In the minds of the costume designers, Richie’s look was an evolution. In later episodes of the first season, flashbacks of Michael show his attire is eerily similar to what Richie wears in the present day. While Michael recounts a lively tale of their drunken escapades, Richie sits atop a kitchen counter wearing a “Chicago tracksuit,” as Wheeler describes his gray-and-maroon sweatsuit, noticeably more carefree than he is in the present. After Michael’s death, Richie tries to step into his role, knowingly or not. “He comes from a place of love,” Wheeler said, but he’s also trying to prove a point to Carmy: “This is my house.”
Tina (Liza Colón-Zayas), the Beef’s long-standing line chef, is a tough woman who initially pretends not to know English as a way to freeze out newcomers like Sydney. Her rebellious streak continues when she refuses to let go of her “Mrs. Always Right” apron after Carmy instates the blue-apron rule. Spiridakis found Tina’s apron on Amazon and included it to represent the hodgepodge business Michael was running. “It’s Tina’s house as much as it’s Richie’s,” Spiridakis said. “‘Mrs. Always Right’ is who she is.”

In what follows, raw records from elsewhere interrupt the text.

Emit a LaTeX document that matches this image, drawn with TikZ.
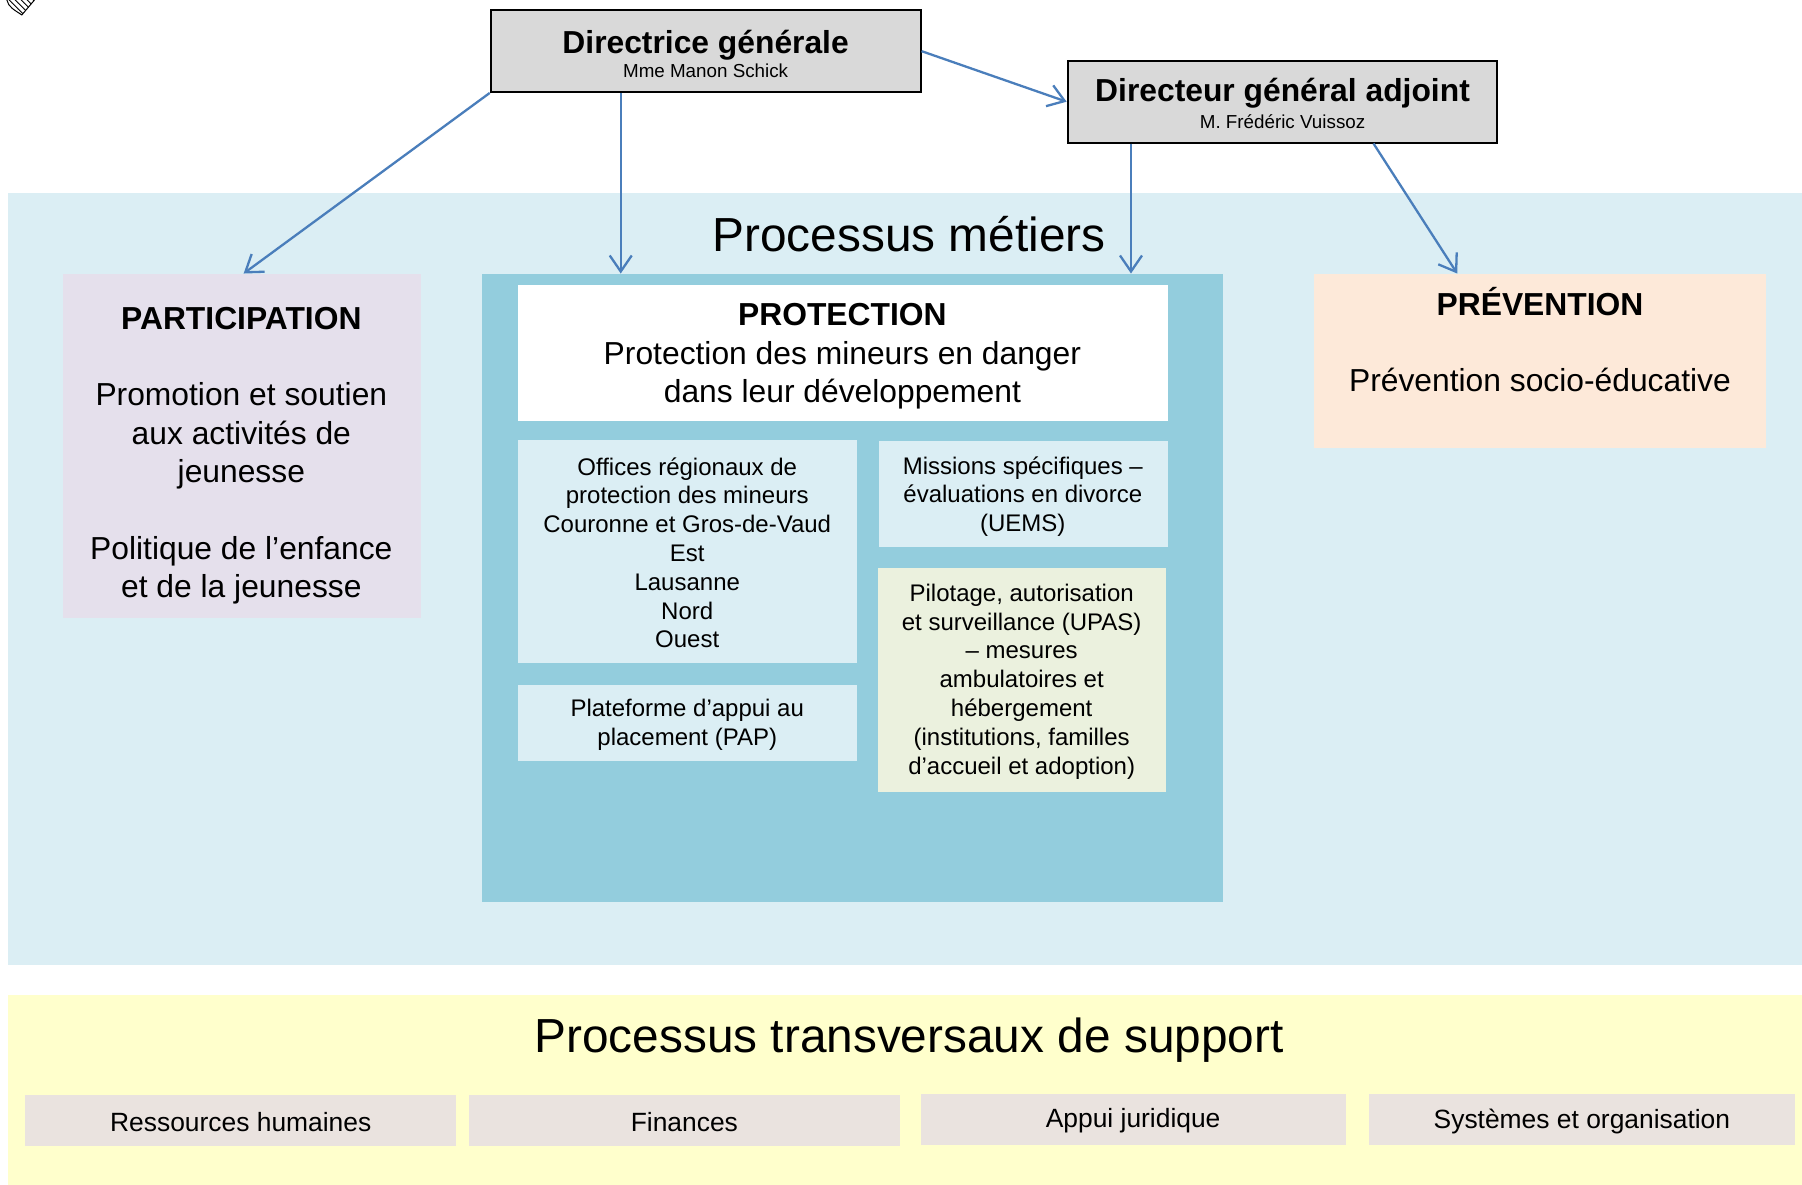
\documentclass[tikz,border=0pt]{standalone}
\usepackage{fontspec}
\setmainfont{Liberation Sans}
\usetikzlibrary{arrows.meta,patterns,fit,calc}
\definecolor{bandblue}{HTML}{DBEEF4}
\definecolor{protblue}{HTML}{93CDDD}
\definecolor{lav}{HTML}{E5E0EC}
\definecolor{peach}{HTML}{FDE9D9}
\definecolor{sage}{HTML}{EBF1DE}
\definecolor{suppgray}{HTML}{EAE3DF}
\definecolor{yel}{HTML}{FFFFCC}
\definecolor{dirgray}{HTML}{D9D9D9}
\definecolor{arrblue}{HTML}{4A7EBB}
\begin{document}
\begin{tikzpicture}[x=0.5746pt,y=-0.5746pt,
  area/.style={inner sep=0pt, outer sep=0pt, draw=none},
  dirbox/.style={inner sep=0pt, draw=black, line width=1pt, fill=dirgray},
  txtbig/.style={inner sep=0pt, align=center, font=\fontsize{23.9}{28}\selectfont},
  txtmain/.style={inner sep=0pt, align=center, font=\fontsize{15.9}{19.2}\selectfont},
  txtsmall/.style={inner sep=0pt, align=center, font=\fontsize{12}{14.4}\selectfont},
  txtsupp/.style={inner sep=0pt, align=center, font=\fontsize{13.2}{15.8}\selectfont},
  txtdir/.style={inner sep=0pt, align=center, font=\fontsize{15.9}{19}\selectfont\bfseries},
  txtsub/.style={inner sep=0pt, align=center, font=\fontsize{9.4}{11}\selectfont},
  arr/.style={draw=arrblue, line width=1.15pt, -{Straight Barb[length=8pt,width=11pt]}}]
\useasboundingbox (0,0) rectangle (1568,1031);
\fill[white] (0,0) rectangle (1568,1031);

% bands
\node[area, fill=bandblue, fit={(7,168)(1568,840)}] (metiers) {};
\node[area, fill=yel, fit={(7,866)(1568,1031)}] (support) {};

% small hatched glyph
\fill[pattern=north west lines] (6,0) .. controls (7,6) and (13,9) .. (19,13) -- (30,0) -- cycle;
\draw[line width=0.5pt] (6,0) .. controls (7,6) and (13,9) .. (19,13) -- (30,0);

% direction boxes
\node[dirbox, fit={(427,9)(801,80)}] (dg) {};
\node[txtdir] (dgt) at (614,39) {Directrice générale};
\node[txtsub] (dgs) at (614,62) {Mme Manon Schick};
\node[dirbox, fit={(929,53)(1303,124)}] (dga) {};
\node[txtdir] (dgat) at (1116,81) {Directeur général adjoint};
\node[txtsub] (dgas) at (1116,106) {M. Frédéric Vuissoz};

% titles
\node[txtbig] (tm) at (791,204) {Processus métiers};
\node[txtbig] (ts) at (791,905) {Processus transversaux de support};

% participation
\node[area, fill=lav, fit={(55,238)(366,538)}] (part) {};
\node[txtmain] (partt) at (210,396.5) {\textbf{PARTICIPATION}\\[19.2pt]Promotion et soutien\\aux activités de\\jeunesse\\[19.2pt]Politique de l’enfance\\et de la jeunesse};

% protection
\node[area, fill=protblue, fit={(419,238)(1064,785)}] (prot) {};
\node[area, fill=white, fit={(451,248)(1016,366)}] (protw) {};
\node[txtmain] (prott) at (733,310) {\textbf{PROTECTION}\\Protection des mineurs en danger\\dans leur développement};
\node[area, fill=bandblue, fit={(451,383)(746,577)}] (off) {};
\node[txtsmall] (offt) at (598,481) {Offices régionaux de\\protection des mineurs\\Couronne et Gros-de-Vaud\\Est\\Lausanne\\Nord\\Ouest};
\node[area, fill=bandblue, fit={(765,384)(1016,476)}] (miss) {};
\node[txtsmall] (misst) at (890,432) {Missions spécifiques –\\évaluations en divorce\\(UEMS)};
\node[area, fill=sage, fit={(764,494)(1015,689)}] (pil) {};
\node[txtsmall] (pilt) at (889,593) {Pilotage, autorisation\\et surveillance (UPAS)\\– mesures\\ambulatoires et\\hébergement\\(institutions, familles\\d’accueil et adoption)};
\node[area, fill=bandblue, fit={(451,596)(746,662)}] (pap) {};
\node[txtsmall] (papt) at (598,630.5) {Plateforme d’appui au\\placement (PAP)};

% prevention
\node[area, fill=peach, fit={(1143,238)(1537,390)}] (prev) {};
\node[txtmain] (prevt) at (1340,295.5) {\textbf{PRÉVENTION}\\[19.2pt]Prévention socio-éducative};

% support boxes
\node[area, fill=suppgray, fit={(22,953)(397,997)}] (rh) {};
\node[txtsupp] at ([yshift=-1.5*0.5746pt]rh.center) {Ressources humaines};
\node[area, fill=suppgray, fit={(408,953)(783,997)}] (fin) {};
\node[txtsupp] at ([yshift=-1.5*0.5746pt]fin.center) {Finances};
\node[area, fill=suppgray, fit={(801,952)(1171,996)}] (jur) {};
\node[txtsupp] at ([yshift=-1.5*0.5746pt]jur.center) {Appui juridique};
\node[area, fill=suppgray, fit={(1191,952)(1562,996)}] (sys) {};
\node[txtsupp] at ([yshift=-1.5*0.5746pt]sys.center) {Systèmes et organisation};

% connectors
\coordinate (a2s) at ($(dg.south west)+(114,0)$);
\coordinate (a4s) at ($(dga.south west)+(56,0)$);
\coordinate (a5s) at ($(dga.south west)+(267,0)$);
\coordinate (a5e) at ($(prev.north west)+(125,0)$);
\draw[arr] (dg.south west) -- ([xshift=1.5*0.5746pt]part.north);
\draw[arr] (a2s) -- (a2s |- prot.north);
\draw[arr] (dg.east) -- (dga.west);
\draw[arr] (a4s) -- (a4s |- prot.north);
\draw[arr] (a5s) -- (a5e);
\end{tikzpicture}
\end{document}
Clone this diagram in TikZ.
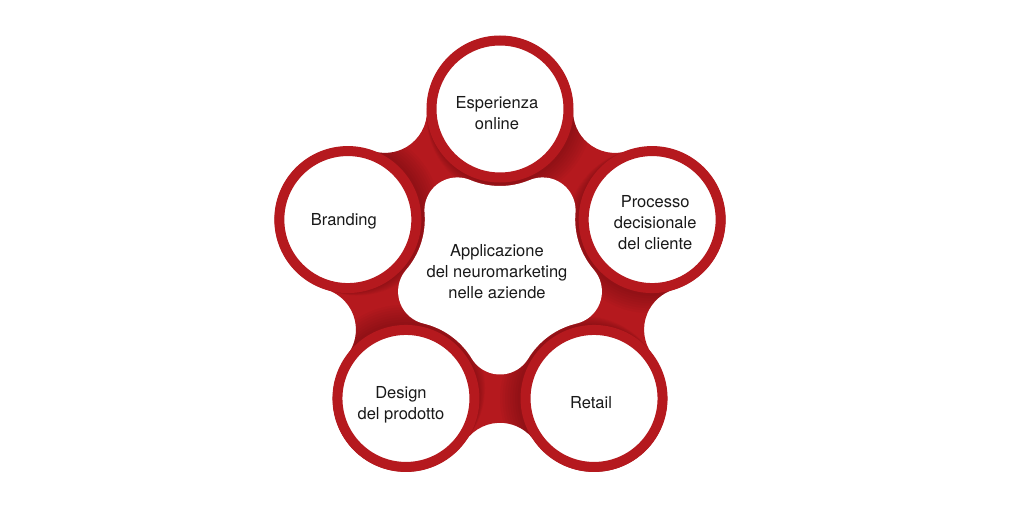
\documentclass[tikz,border=0pt]{standalone}
\usepackage{fontspec}
\setmainfont{TeX Gyre Heros}
\usetikzlibrary{calc}
\definecolor{ringred}{RGB}{181,25,30}
\definecolor{txt}{RGB}{25,25,25}
\begin{document}
\begin{tikzpicture}[x=1pt,y=1pt,
  bubble/.style={circle, draw=ringred, line width=10pt, fill=white, minimum size=137pt, inner sep=0pt},
  lbl/.style={align=center, font=\fontsize{16.5}{21}\selectfont, text=txt, inner sep=0pt},
  shade/.style={fill=black, opacity=0.025}]
\useasboundingbox (-500,-243) rectangle (524,269);
\fill[white] (-500,-243) rectangle (524,269);
\def\outerpath{($(90:160)+(-0.96:73)$) \foreach \t in {90,162,234,306,378} { arc[start angle=\t-90.96, end angle=\t+90.96, radius=73pt] arc[start angle=\t-89.04, end angle=\t-198.96, radius=42pt] } -- cycle}
\fill[ringred] \outerpath;
\begin{scope}
  \clip \outerpath;
  \foreach \t in {90,162,234,306,378} {
    \foreach \i in {1,...,8} {
      \fill[shade] ($(\t:160)+(\t-126:1+1.3*\i)$) circle[radius=73pt+1.2pt*\i];
    }
  }
\end{scope}
\fill[white] ($(90:160)+(292.78:77)$) \foreach \t in {90,162,234,306,378} { arc[start angle=\t+202.78, end angle=\t+157.22, radius=77pt] arc[start angle=\t-22.78, end angle=\t+94.78, radius=33pt] } -- cycle;
\node[bubble] (c0) at (90:160) {};
\node[bubble] (c1) at (162:160) {};
\node[bubble] (c2) at (234:160) {};
\node[bubble] (c3) at (306:160) {};
\node[bubble] (c4) at (18:160) {};
\node[lbl] (t0) at ([shift={(-3,-4)}]c0.center) {Esperienza\\online};
\node[lbl] (t1) at ([shift={(-4,-2)}]c1.center) {Branding};
\node[lbl] (t2) at ([shift={(-5,-6)}]c2.center) {Design\\del prodotto};
\node[lbl] (t3) at ([shift={(-3,-4)}]c3.center) {Retail};
\node[lbl] (t4) at ([shift={(3,-3)}]c4.center) {Processo\\decisionale\\del cliente};
\node[lbl] (hub) at (-3,-3) {Applicazione\\del neuromarketing\\nelle aziende};
\end{tikzpicture}
\end{document}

Another line cook at the Beef, Ebraheim’s signature brings some flair to the kitchen. “I was looking for these particular short-sleeved shirts with patterns that feel like something he’s had for a while and something that means a lot to him,” Wheeler said. She worked closely with actor Edwin Lee Gibson, who latched onto the idea that the patterned shirts are a relic of his character’s home country and a part of him he’d want to keep alive through his everyday attire. (FX declined to specify Ebraheim’s home country, with a representative telling Vulture, “Producers would like to keep that detail a bit mysterious, as they’re hoping to explore it further next season.”)
Not quite an employee but still part of the family, handyman Neil, played by The Bear co-producer and real-life chef Matty Matheson, is part of the revolving door of close friends and family who treat the Beef as home base. Spiridakis incorporated Matheson’s newly developed workwear line into the pilot, ordering navy and green sets she had professionally worn down to give them a lived-in look that matched Neil’s rugged, jack-of-all-trades persona. Through the rest of the season, Neil is often wearing graphic tees from Chicago hard-core bands, breweries, and other local touchpoints, which Spiridakis and Wheeler sourced from vintage stores in the area. “It speaks to him being the local friend who loves to pay tribute to the bands and places he loves,” Wheeler said. Spiridakis added, “It sets him apart because he doesn’t work there. He’s just there all the time and is part of the team but not.”